(Charts and diagrams as code)

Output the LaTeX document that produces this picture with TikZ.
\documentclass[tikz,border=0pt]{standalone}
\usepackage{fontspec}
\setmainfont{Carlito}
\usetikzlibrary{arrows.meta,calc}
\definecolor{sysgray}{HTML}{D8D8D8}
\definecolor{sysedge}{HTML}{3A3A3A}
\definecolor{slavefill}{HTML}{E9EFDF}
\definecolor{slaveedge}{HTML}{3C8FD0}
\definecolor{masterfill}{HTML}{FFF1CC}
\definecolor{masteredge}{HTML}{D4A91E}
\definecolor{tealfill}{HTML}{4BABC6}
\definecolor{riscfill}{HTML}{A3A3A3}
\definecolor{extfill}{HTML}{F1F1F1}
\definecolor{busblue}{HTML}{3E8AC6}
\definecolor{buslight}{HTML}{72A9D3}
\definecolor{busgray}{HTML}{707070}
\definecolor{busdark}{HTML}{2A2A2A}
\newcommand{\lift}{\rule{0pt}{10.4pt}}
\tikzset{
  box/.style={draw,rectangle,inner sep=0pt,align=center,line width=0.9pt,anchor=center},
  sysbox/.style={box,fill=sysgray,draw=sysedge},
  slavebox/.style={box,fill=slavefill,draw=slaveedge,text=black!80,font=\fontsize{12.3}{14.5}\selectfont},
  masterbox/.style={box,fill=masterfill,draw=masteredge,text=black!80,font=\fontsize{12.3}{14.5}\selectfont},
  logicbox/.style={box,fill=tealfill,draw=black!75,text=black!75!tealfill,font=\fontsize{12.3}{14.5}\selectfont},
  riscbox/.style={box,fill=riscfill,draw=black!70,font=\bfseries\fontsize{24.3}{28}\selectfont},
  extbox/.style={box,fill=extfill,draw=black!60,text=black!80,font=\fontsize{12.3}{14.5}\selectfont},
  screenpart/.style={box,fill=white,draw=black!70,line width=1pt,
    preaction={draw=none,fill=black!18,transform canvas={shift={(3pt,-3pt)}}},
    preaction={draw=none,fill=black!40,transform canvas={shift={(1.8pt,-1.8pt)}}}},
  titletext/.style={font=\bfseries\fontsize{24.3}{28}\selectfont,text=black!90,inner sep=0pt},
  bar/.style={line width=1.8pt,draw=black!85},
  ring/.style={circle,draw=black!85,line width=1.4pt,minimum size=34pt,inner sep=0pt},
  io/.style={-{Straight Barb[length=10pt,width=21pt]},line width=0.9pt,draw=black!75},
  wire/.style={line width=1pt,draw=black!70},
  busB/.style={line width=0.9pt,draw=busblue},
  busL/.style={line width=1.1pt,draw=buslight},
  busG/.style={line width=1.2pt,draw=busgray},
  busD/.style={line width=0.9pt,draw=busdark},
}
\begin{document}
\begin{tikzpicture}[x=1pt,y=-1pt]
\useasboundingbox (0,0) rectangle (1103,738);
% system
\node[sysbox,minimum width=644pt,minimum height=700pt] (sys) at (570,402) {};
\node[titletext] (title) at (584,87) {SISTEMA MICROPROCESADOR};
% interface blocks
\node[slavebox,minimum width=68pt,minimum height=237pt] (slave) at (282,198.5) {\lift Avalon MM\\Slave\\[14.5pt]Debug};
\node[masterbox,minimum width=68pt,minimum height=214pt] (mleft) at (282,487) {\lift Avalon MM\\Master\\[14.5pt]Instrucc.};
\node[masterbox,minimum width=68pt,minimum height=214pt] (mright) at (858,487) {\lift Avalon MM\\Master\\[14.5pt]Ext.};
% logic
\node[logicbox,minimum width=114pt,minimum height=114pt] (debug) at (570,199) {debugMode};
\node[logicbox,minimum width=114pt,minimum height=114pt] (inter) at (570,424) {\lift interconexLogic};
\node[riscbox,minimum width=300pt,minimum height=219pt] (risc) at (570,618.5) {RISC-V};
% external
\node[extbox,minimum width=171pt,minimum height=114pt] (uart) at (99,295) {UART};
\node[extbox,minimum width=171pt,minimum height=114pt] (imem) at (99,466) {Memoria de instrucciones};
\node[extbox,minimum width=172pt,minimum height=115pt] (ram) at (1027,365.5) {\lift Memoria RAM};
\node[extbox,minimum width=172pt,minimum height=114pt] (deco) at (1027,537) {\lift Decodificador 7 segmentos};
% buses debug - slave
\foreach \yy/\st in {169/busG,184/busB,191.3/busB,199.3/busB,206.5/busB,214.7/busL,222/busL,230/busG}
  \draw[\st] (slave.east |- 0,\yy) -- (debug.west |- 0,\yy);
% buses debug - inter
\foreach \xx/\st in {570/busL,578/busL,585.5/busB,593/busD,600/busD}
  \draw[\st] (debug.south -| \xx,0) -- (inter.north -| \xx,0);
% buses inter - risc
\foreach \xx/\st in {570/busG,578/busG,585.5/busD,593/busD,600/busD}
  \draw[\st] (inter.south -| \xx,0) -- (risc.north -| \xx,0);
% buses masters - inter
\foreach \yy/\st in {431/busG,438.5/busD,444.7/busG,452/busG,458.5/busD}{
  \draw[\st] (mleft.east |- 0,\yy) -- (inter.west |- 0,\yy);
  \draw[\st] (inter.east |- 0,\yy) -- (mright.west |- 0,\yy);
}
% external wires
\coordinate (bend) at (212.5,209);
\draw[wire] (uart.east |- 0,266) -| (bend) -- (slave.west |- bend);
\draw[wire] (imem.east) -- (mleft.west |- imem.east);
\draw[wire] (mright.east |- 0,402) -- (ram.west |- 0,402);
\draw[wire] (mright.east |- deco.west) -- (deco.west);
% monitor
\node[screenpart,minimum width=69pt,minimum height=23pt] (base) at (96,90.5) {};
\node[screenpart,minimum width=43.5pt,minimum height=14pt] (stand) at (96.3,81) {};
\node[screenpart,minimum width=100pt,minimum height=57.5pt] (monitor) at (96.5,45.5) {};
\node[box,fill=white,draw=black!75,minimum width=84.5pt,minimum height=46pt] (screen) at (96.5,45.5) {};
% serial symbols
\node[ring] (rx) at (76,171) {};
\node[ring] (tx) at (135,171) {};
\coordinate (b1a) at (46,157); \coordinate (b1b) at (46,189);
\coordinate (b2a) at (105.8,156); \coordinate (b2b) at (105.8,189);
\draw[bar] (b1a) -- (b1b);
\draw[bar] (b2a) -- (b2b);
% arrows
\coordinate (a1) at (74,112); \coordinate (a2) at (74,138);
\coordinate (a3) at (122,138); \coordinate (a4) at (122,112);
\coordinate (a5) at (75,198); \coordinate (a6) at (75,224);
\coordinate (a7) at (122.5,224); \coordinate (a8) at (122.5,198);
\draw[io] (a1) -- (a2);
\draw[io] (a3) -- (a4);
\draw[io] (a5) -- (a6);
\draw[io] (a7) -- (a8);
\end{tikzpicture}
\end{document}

==

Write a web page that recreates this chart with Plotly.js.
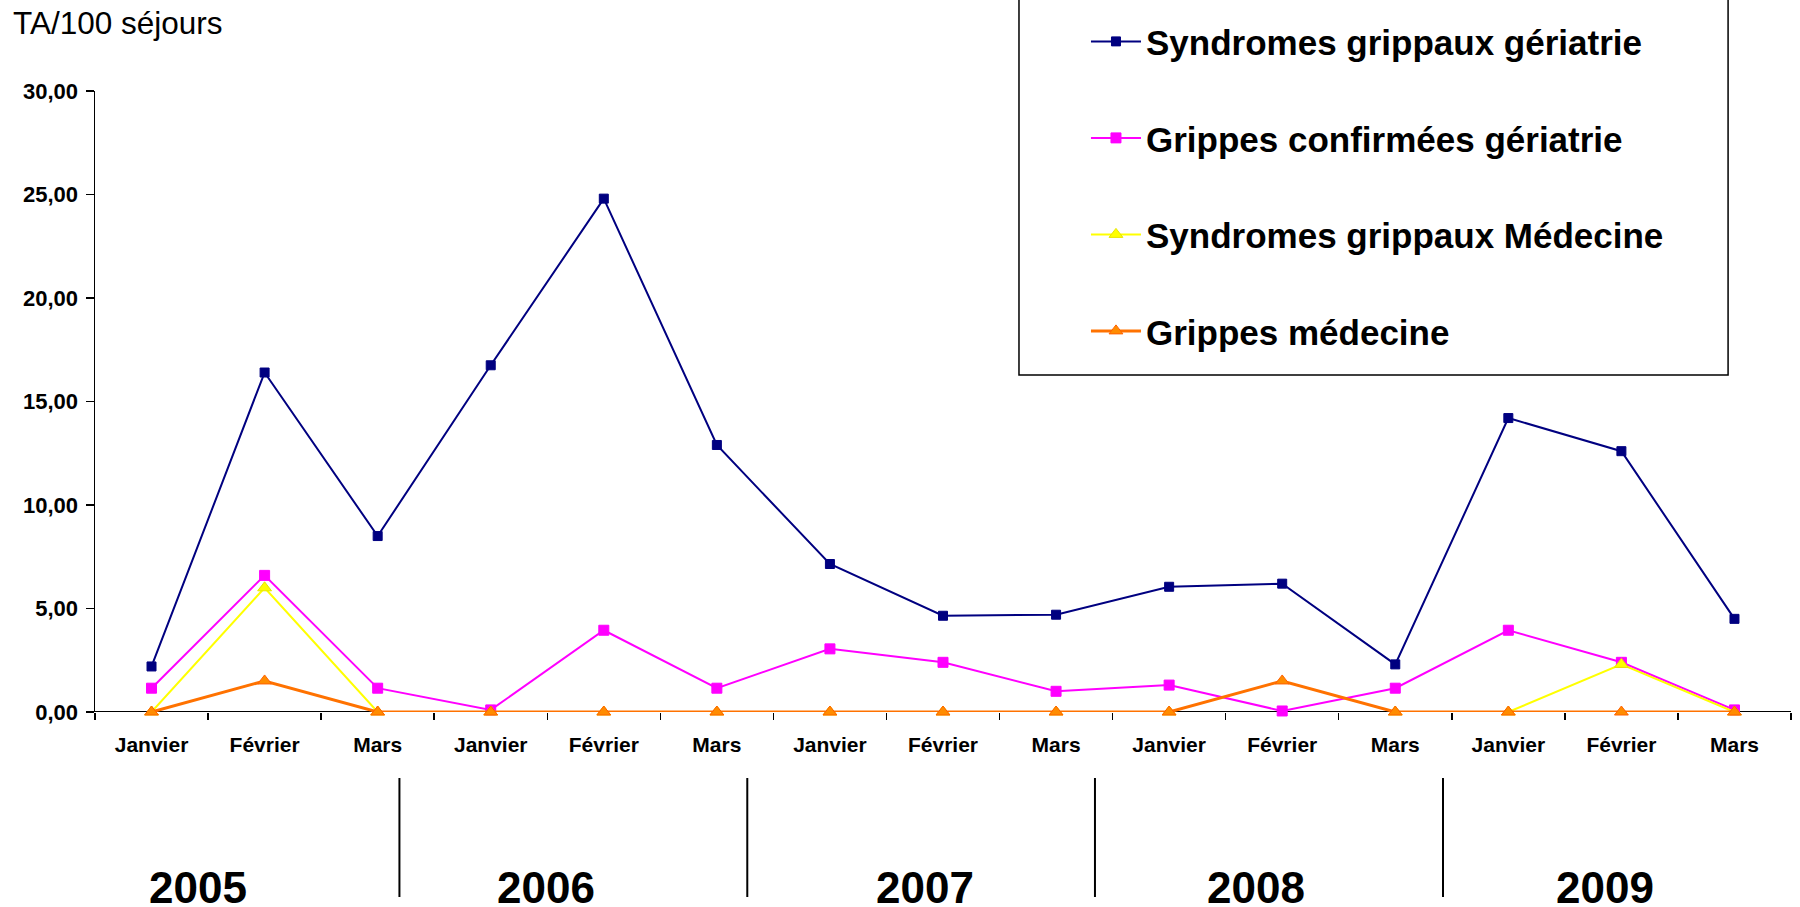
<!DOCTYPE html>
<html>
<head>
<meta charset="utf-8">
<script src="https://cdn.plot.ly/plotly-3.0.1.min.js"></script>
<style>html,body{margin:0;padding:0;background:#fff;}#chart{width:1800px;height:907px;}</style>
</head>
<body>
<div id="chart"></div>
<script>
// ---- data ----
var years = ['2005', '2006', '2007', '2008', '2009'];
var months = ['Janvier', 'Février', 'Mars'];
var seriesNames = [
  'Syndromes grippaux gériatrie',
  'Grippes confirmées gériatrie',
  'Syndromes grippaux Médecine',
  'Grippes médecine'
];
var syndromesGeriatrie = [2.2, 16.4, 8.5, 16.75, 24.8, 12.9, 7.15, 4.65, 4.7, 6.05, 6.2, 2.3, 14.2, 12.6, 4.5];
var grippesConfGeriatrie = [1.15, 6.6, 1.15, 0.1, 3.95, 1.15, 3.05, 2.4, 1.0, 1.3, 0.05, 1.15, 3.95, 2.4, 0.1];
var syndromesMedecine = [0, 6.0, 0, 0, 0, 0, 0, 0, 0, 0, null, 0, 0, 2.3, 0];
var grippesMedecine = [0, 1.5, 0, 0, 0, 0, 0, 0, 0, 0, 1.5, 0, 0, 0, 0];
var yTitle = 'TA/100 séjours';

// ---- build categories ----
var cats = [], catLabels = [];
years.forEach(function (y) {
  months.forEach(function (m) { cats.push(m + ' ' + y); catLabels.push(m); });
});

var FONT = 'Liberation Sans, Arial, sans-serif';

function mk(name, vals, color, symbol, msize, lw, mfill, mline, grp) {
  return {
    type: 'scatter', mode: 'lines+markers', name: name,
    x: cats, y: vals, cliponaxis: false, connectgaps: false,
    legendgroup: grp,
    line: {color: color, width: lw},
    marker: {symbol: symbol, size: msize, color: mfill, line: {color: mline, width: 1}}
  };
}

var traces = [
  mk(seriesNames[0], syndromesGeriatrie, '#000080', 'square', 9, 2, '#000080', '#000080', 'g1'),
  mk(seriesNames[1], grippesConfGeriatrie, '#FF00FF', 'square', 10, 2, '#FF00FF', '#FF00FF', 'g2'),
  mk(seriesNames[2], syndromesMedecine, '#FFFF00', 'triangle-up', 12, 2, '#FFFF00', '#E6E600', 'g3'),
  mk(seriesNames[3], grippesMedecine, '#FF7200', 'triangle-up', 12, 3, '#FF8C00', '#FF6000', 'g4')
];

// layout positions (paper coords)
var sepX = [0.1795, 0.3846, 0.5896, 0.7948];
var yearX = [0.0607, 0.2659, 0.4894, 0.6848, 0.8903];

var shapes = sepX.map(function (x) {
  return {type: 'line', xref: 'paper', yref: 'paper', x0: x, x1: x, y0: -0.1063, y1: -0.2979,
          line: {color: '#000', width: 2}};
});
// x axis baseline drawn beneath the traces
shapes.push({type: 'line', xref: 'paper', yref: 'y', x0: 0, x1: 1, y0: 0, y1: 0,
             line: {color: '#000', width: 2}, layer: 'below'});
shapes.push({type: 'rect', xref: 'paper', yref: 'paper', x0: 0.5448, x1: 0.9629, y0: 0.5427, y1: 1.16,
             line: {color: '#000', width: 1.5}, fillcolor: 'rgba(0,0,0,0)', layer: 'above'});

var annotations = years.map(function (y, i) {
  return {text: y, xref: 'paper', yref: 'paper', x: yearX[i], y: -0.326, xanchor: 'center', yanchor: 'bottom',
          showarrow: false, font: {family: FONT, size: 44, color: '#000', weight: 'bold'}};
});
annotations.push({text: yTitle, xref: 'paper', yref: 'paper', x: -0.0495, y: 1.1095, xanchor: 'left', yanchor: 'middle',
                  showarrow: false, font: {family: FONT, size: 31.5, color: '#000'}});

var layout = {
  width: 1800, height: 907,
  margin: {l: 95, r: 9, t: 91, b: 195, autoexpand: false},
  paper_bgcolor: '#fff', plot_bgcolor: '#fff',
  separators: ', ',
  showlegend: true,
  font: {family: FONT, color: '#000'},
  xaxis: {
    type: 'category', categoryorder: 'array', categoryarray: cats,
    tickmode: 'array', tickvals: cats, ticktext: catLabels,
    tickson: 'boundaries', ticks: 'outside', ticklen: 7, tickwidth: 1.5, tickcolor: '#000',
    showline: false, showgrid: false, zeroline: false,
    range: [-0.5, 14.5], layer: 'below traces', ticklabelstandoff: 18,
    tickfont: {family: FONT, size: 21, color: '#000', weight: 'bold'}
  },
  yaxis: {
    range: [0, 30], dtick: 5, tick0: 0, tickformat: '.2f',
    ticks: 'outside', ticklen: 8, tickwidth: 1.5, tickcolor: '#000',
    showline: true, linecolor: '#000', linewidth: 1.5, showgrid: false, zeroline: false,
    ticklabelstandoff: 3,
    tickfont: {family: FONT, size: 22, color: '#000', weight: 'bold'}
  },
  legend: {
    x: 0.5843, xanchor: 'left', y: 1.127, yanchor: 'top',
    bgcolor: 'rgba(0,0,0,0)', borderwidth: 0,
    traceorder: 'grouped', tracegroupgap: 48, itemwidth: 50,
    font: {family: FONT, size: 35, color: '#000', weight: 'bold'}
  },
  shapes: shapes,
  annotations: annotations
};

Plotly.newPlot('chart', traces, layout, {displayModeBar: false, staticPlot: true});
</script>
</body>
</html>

==

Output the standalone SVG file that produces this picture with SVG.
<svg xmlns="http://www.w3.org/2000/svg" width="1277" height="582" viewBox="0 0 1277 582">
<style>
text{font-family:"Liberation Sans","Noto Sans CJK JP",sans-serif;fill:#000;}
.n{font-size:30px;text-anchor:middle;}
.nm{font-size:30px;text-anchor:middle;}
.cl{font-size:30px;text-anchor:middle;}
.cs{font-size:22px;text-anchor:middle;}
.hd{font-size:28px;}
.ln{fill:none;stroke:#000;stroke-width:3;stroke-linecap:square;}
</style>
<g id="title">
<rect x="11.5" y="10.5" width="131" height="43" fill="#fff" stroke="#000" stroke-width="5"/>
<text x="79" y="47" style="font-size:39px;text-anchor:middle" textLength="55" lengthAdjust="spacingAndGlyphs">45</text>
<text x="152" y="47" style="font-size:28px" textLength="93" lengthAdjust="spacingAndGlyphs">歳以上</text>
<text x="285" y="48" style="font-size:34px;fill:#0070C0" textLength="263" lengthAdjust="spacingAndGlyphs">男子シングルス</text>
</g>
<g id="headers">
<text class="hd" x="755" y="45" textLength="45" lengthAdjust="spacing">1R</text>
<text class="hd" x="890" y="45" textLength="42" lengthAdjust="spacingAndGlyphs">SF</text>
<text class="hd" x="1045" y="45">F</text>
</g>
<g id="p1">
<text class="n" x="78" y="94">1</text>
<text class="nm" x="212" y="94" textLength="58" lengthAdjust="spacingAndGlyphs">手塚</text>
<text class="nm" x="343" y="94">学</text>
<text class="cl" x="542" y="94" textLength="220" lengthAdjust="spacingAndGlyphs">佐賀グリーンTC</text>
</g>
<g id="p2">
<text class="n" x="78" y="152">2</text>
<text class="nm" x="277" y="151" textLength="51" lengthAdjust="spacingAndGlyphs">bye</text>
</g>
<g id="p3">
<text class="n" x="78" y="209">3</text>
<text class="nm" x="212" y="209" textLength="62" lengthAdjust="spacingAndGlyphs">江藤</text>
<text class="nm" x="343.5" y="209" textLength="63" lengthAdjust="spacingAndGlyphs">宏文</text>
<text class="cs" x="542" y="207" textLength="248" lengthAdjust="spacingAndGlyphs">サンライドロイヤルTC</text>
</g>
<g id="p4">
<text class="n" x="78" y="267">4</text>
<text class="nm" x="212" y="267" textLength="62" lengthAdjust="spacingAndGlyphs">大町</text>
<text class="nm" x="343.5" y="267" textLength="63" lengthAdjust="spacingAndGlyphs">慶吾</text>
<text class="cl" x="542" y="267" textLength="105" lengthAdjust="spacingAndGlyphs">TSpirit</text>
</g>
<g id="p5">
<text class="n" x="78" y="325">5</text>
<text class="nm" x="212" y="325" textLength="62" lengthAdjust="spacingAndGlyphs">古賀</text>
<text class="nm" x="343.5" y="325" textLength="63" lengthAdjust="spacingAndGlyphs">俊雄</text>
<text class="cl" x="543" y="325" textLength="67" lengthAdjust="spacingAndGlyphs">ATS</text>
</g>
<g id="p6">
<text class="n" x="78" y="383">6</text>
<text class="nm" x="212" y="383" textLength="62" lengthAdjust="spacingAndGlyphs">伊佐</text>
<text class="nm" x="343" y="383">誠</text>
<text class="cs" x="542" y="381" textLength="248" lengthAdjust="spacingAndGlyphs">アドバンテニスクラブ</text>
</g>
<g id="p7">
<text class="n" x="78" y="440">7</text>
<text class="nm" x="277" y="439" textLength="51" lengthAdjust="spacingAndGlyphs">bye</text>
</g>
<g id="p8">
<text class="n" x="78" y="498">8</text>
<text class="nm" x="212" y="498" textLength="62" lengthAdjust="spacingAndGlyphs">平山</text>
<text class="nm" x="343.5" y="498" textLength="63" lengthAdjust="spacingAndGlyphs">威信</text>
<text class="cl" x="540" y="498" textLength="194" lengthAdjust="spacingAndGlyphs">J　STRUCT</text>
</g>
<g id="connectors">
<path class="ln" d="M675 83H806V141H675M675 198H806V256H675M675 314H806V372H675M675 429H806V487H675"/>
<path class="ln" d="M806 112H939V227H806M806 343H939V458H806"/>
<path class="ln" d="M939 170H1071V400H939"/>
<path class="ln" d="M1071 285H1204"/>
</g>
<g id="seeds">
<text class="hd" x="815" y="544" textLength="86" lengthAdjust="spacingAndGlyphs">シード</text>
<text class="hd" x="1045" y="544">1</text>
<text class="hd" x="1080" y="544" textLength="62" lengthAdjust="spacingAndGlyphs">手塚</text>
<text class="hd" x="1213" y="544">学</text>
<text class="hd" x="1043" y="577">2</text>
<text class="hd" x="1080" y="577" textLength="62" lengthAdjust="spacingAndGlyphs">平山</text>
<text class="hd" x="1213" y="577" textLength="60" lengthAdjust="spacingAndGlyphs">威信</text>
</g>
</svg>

| GIVEN EXERCISE |
Copy every line that includes the string "Output" from the material above.

| SOLUTION |
Output the LaTeX document that produces this picture with TikZ.
Output the standalone SVG file that produces this picture with SVG.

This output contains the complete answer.